▸ **MATERIAL SUPPLIED**:
** START **
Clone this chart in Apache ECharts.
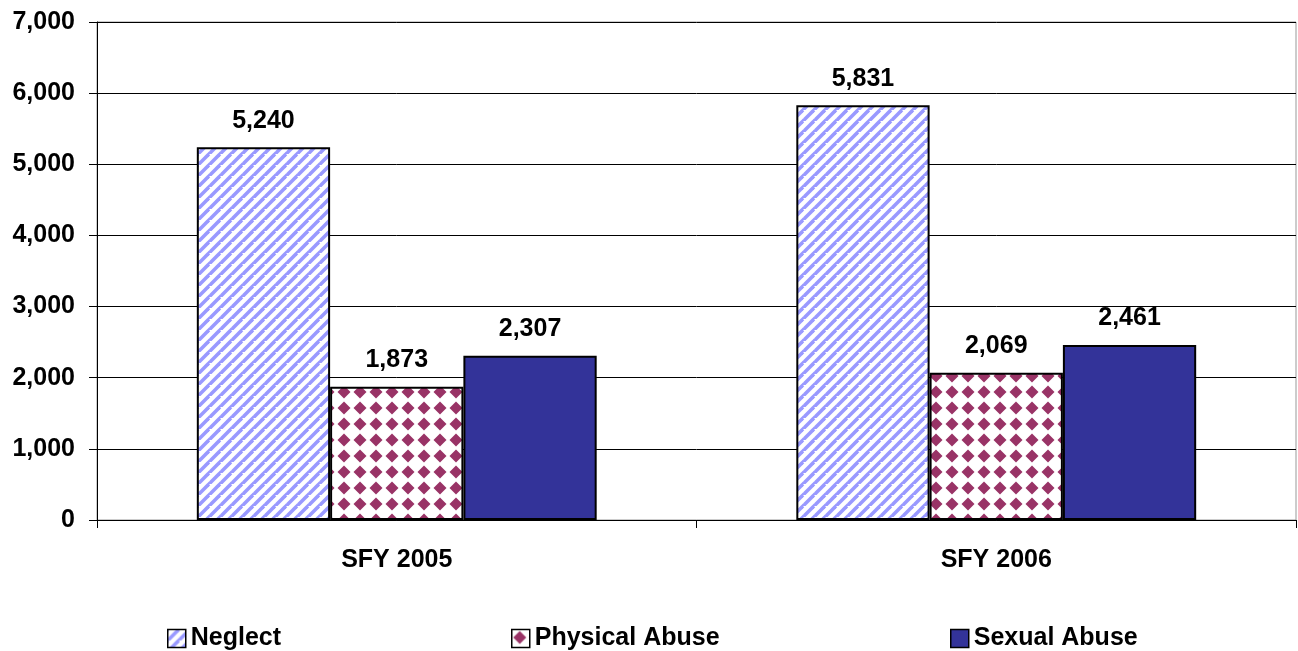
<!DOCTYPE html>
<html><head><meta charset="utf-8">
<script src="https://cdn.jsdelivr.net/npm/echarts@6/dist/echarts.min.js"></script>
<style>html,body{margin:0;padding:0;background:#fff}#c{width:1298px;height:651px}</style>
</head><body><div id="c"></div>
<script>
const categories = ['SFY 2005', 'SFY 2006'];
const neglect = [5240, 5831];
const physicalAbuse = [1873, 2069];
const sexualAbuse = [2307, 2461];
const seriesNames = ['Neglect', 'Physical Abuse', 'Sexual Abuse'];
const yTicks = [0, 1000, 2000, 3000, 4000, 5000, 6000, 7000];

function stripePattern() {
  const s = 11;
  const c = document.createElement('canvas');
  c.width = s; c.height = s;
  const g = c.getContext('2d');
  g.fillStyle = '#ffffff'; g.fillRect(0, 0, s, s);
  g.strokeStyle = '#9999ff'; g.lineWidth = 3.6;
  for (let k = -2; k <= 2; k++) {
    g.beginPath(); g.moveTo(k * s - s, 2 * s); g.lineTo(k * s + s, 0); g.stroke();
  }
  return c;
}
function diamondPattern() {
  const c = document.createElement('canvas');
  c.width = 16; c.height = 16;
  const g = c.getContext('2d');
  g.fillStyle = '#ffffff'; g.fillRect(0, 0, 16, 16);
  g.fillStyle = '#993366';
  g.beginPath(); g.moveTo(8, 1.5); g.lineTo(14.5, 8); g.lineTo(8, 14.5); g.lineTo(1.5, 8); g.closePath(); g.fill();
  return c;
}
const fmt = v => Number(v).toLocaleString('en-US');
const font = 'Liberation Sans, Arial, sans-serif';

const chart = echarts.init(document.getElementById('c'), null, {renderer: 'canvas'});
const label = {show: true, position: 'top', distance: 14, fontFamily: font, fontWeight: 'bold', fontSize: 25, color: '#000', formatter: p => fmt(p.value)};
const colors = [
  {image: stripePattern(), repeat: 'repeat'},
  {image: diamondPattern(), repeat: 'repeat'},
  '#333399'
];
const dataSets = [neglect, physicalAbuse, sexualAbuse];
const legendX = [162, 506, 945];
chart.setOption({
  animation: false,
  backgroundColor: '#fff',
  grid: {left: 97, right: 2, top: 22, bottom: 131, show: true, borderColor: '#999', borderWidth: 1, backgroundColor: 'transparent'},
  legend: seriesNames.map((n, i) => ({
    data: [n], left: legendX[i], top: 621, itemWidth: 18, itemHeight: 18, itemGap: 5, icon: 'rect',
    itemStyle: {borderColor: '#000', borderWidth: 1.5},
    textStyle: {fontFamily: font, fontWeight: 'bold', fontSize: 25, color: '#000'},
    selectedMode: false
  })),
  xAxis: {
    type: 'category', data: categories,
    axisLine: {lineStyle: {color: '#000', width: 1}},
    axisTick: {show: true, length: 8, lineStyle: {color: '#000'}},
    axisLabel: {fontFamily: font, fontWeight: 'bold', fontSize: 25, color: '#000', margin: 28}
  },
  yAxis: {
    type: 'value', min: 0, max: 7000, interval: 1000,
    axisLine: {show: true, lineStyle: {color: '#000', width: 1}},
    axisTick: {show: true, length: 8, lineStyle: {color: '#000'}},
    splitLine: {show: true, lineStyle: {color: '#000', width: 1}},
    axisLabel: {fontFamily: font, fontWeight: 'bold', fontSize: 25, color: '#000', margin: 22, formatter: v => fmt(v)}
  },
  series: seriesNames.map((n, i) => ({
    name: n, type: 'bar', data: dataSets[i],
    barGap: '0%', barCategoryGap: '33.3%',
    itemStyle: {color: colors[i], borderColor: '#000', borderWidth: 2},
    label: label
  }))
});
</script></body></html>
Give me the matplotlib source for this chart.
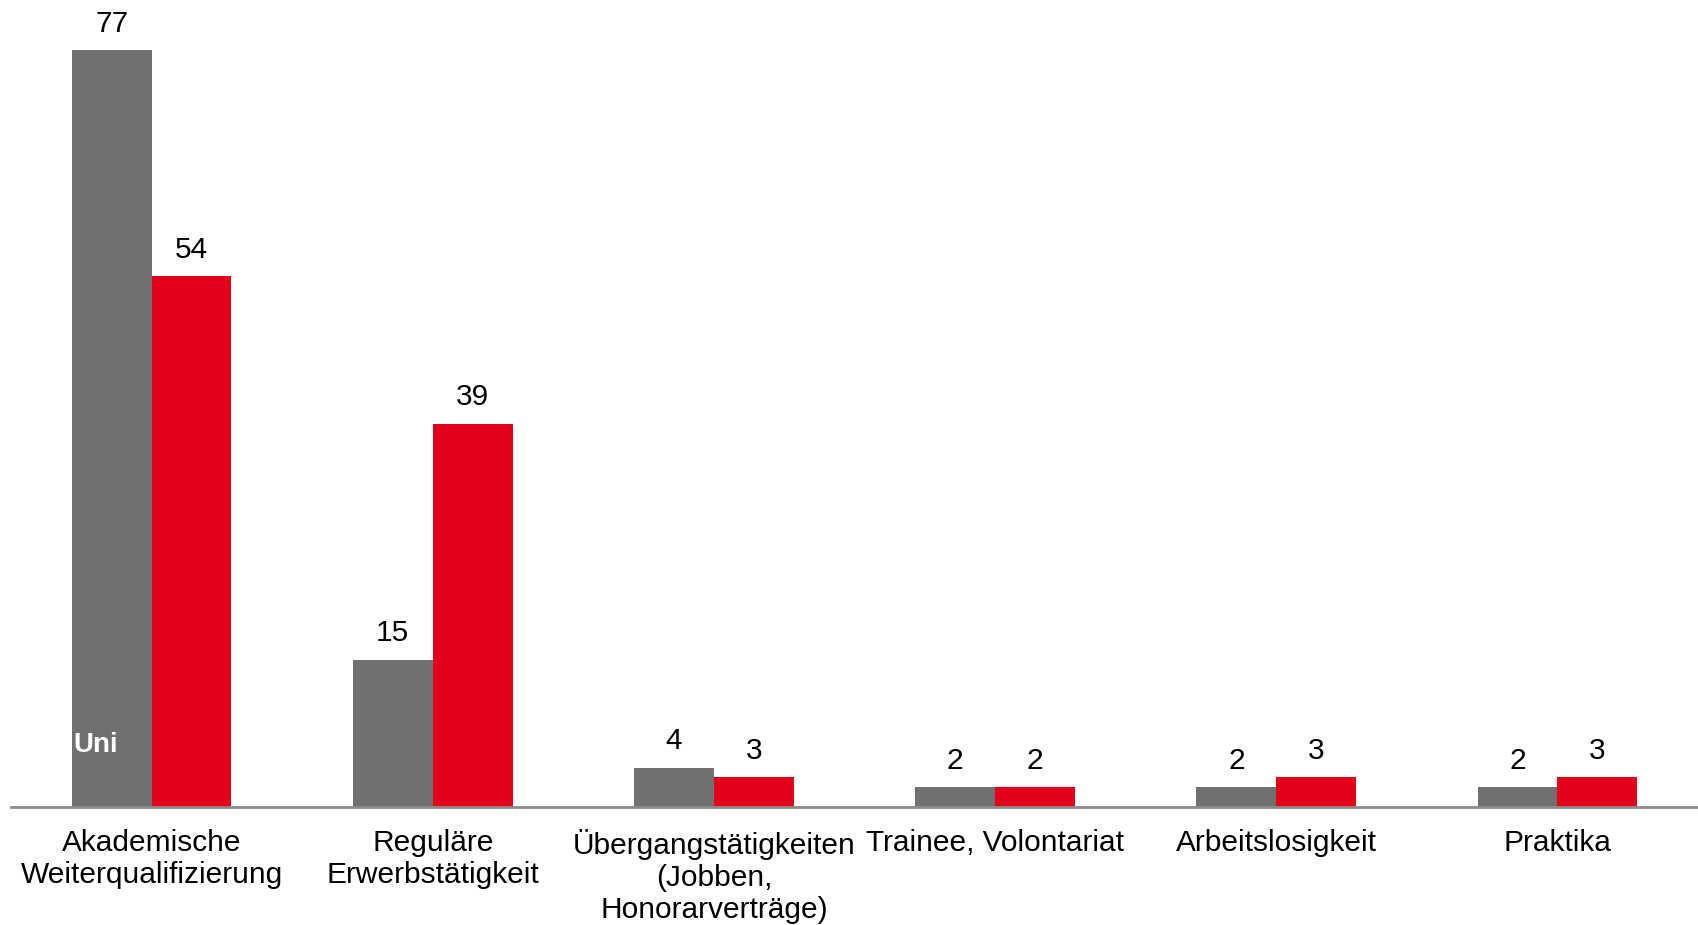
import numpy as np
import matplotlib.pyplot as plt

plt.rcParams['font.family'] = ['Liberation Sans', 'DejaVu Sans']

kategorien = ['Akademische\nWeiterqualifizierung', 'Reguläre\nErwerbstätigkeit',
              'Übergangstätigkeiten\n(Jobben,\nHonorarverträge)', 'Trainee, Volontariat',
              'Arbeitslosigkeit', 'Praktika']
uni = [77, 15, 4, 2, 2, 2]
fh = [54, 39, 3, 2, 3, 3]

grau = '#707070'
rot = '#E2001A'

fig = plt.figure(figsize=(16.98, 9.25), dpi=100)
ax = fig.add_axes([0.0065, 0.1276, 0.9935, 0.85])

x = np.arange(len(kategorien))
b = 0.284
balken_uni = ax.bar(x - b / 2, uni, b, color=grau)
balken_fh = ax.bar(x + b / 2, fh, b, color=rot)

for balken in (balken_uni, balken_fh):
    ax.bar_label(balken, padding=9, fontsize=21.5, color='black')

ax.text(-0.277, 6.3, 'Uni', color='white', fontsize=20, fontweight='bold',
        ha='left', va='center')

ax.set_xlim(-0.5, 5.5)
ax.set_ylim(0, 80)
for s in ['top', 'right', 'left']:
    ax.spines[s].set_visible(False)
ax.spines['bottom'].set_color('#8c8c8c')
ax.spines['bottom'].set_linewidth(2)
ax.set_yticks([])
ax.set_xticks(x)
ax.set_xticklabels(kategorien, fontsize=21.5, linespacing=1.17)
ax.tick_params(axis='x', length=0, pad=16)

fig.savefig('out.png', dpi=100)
** END **
** START **
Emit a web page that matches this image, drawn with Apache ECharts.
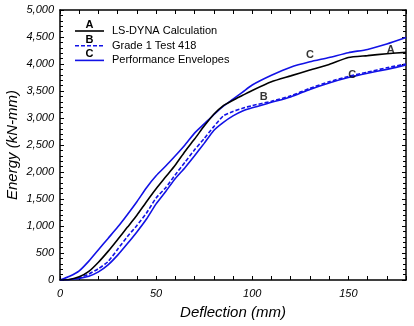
** END **
** START **
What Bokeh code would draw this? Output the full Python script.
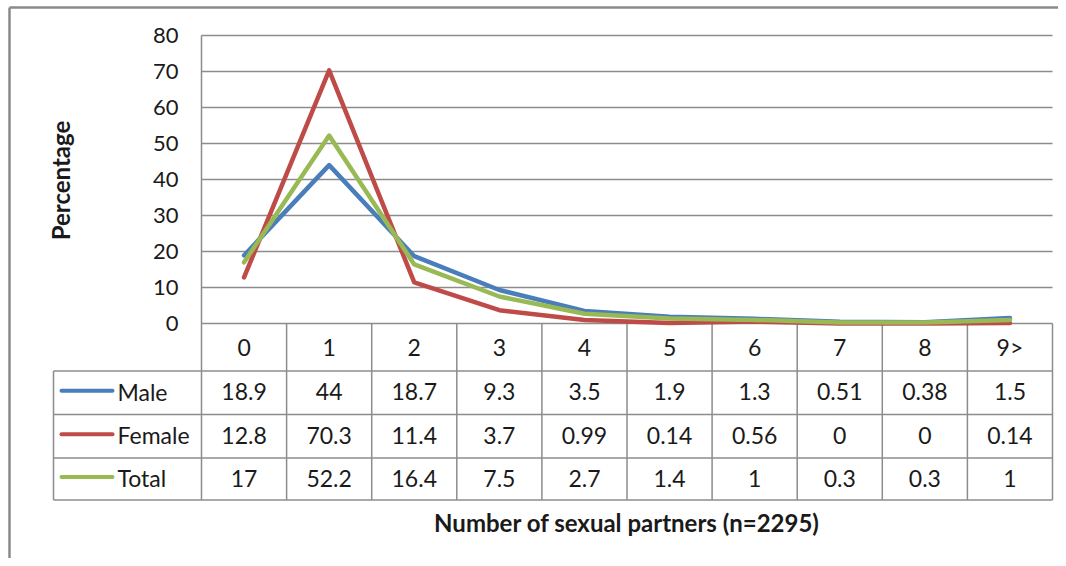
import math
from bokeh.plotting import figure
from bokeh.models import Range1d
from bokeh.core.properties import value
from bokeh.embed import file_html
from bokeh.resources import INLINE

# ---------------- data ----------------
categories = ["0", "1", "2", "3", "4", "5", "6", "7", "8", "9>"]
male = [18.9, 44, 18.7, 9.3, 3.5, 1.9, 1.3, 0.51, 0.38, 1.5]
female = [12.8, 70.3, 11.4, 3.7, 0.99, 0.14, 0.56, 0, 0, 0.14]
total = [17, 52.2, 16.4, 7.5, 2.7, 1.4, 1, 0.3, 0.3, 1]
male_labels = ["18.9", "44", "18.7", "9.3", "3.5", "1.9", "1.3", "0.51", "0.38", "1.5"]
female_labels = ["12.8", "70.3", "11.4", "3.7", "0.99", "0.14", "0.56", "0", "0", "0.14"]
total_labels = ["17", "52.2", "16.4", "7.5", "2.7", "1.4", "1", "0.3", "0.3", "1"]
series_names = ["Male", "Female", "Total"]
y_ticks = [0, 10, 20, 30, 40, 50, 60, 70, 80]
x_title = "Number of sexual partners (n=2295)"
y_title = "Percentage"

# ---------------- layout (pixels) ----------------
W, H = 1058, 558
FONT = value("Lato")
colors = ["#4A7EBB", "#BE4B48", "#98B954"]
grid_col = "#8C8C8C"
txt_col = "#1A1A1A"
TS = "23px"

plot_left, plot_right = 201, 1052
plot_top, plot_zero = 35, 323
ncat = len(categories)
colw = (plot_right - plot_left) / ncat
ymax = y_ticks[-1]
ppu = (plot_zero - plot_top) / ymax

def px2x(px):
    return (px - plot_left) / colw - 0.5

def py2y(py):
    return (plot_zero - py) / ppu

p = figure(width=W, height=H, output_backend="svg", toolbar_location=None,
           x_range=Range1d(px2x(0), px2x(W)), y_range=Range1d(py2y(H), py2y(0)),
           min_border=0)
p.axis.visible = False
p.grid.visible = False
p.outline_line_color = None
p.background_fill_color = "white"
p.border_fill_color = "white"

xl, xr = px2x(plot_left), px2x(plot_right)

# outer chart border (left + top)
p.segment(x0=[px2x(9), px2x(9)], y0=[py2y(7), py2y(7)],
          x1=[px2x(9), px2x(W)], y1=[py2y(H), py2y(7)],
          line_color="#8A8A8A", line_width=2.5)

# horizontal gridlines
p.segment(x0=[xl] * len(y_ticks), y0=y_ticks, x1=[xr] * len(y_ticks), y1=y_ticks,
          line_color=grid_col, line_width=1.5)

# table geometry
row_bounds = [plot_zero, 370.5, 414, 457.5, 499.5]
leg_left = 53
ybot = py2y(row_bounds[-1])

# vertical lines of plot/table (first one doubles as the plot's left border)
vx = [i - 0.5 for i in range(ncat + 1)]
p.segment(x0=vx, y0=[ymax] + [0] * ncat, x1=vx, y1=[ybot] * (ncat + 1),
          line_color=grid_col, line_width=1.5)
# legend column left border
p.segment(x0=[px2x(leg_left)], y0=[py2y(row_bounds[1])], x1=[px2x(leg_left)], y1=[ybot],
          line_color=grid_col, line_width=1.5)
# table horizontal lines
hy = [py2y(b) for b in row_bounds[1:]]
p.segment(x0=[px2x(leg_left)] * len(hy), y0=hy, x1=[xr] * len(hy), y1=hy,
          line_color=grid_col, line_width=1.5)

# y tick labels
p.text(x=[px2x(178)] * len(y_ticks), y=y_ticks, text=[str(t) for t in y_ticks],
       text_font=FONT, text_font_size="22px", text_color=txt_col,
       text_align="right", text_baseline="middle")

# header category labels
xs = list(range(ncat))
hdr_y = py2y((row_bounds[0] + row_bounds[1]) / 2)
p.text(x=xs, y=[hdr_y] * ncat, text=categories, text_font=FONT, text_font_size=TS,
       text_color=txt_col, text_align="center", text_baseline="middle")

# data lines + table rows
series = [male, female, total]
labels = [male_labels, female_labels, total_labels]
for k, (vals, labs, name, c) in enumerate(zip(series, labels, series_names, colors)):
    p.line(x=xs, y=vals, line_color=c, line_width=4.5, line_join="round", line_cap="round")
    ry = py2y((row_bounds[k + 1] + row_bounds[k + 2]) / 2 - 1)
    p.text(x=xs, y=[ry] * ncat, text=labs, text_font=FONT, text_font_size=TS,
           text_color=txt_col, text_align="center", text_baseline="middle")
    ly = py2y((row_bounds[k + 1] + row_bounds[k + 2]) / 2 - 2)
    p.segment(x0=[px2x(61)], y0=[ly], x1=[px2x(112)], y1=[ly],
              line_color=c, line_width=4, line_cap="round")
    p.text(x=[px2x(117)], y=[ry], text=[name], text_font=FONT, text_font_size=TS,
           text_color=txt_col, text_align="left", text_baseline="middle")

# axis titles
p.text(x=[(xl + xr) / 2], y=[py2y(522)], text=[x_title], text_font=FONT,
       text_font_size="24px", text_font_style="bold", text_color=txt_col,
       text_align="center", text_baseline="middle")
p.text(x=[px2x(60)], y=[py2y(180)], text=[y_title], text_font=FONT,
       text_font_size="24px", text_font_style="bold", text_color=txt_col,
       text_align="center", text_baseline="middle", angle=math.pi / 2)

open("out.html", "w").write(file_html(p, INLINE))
** END **
▸ **PROBLEM TO SOLVE**: Leave the pictures out and copy exactly the lines from the one with "What Bokeh code" through the one with "from bokeh.resources import INLINE", nothing more.

▸ **REPLY**:
What Bokeh code would draw this? Output the full Python script.
import math
from bokeh.plotting import figure
from bokeh.models import Range1d
from bokeh.core.properties import value
from bokeh.embed import file_html
from bokeh.resources import INLINE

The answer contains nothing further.